Namen haben ein spezielles Gewicht für mich. Ich sehe sie wie eine Beschreibung, die man immer mit sich trägt. Mein Geburtsname ist "Wiebke", ein altnordischer Name, der in etwa "kleine Kämpferin" bedeutet. Ein wundervoller, kraftvoller, stürmischer, sehr weiblicher Name. Jahrelang habe ich ihn mit Freude getragen, doch es gibt einen Namen, mit dem ich noch lieber angesprochen werden würde.
Dazu muss man wissen, dass mein Vater sein zweites Kind gerne "Hagen" nennen wollte, sofern es ein Junge geworden wäre. Der Name entspringt den deutschen Heldensagen. Er gehört zu einem treuen Diener des Königs, der sein Herz einer unerwiderten Liebe geschenkt hatte und Siegfried, den Drachentöter, erstach. Bezeichnend für Hagen von Tronje ist, dass er vielleicht nicht immer das Richtige tut, aber zu seinen Prinzipien steht. Das halte ich für eine wundervolle Eigenschaft. Meine Mutter hingegen findet einfach, dass der Name "Hagen" furchtbar wäre, und handelte meinen Vater auf "Hayo" runter. Zum Glück habe ich ein Schwesterchen bekommen und konnte auf diese Weise den Namen für mich beanspruchen. (Sie ist nicht ganz einverstanden damit, aber das ist eine andere Geschichte.)

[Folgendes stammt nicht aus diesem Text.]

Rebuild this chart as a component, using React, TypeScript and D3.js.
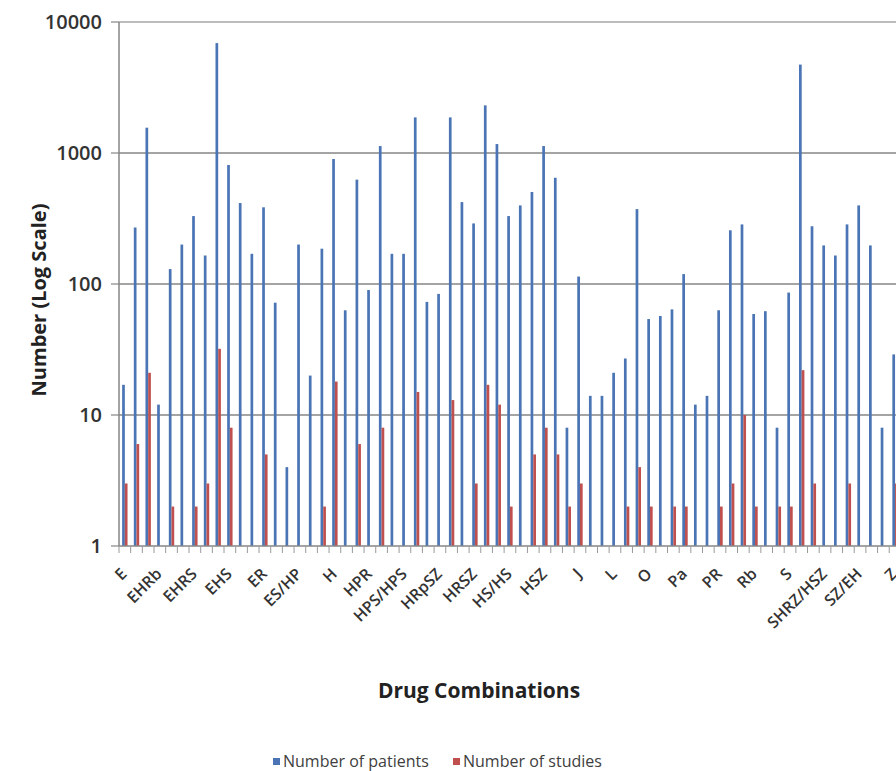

Einer meiner besten Freunde trägt den Namen Masaki. Er bewegt sich in einer Szene, in der das mit den Namen ohnehin sehr locker genommen wird. Darum sprach ich als erstes mit ihm - unser Chat sah ungefähr so aus:
Ich: Masaki, kann ich dich mal um etwas bitten?
Er: Klar, was denn?
Ich: Also, ich würde gerne mal wissen, wie es ist, Hajo genannt zu werden.
Ich: Was ich meine ist, würdest du mich so nennen? Vorerst? Mindestens?
Er: Klar, kein Problem.
Die Transzendenz dieses virtuellen Gespräches ist über alle Maßen inakkurat, da es jetzt auch schon mindestens ein halbes Jahr zurück liegt. Ich war sehr aufgeregt, als ich die Wörter tippte, aber er hat meine Bitte augenblicklich in die Tat umgesetzt. Da ich mich bei dem Namen verschrieben hatte, sprach er lustigerweise zunächst das "J" wie in "Jeans" aus. Erst kurze Zeit später erfuhr ich, dass der Name mit "Y" geschrieben wird und konnte ihn und mich dementsprechend korrigieren. Danach war ich erst einmal zufrieden. Es machte mich auf eine seltsame Art froh, dass er mich "Hayo" nannte, und ich wollte dieses Gefühl vollkommen auskosten. Leider trafen wir uns nicht sehr oft, was das Ausprobieren ein wenig schwierig gestaltete, aber ich ahnte, dass Hayo der richtige Rufname für mich ist.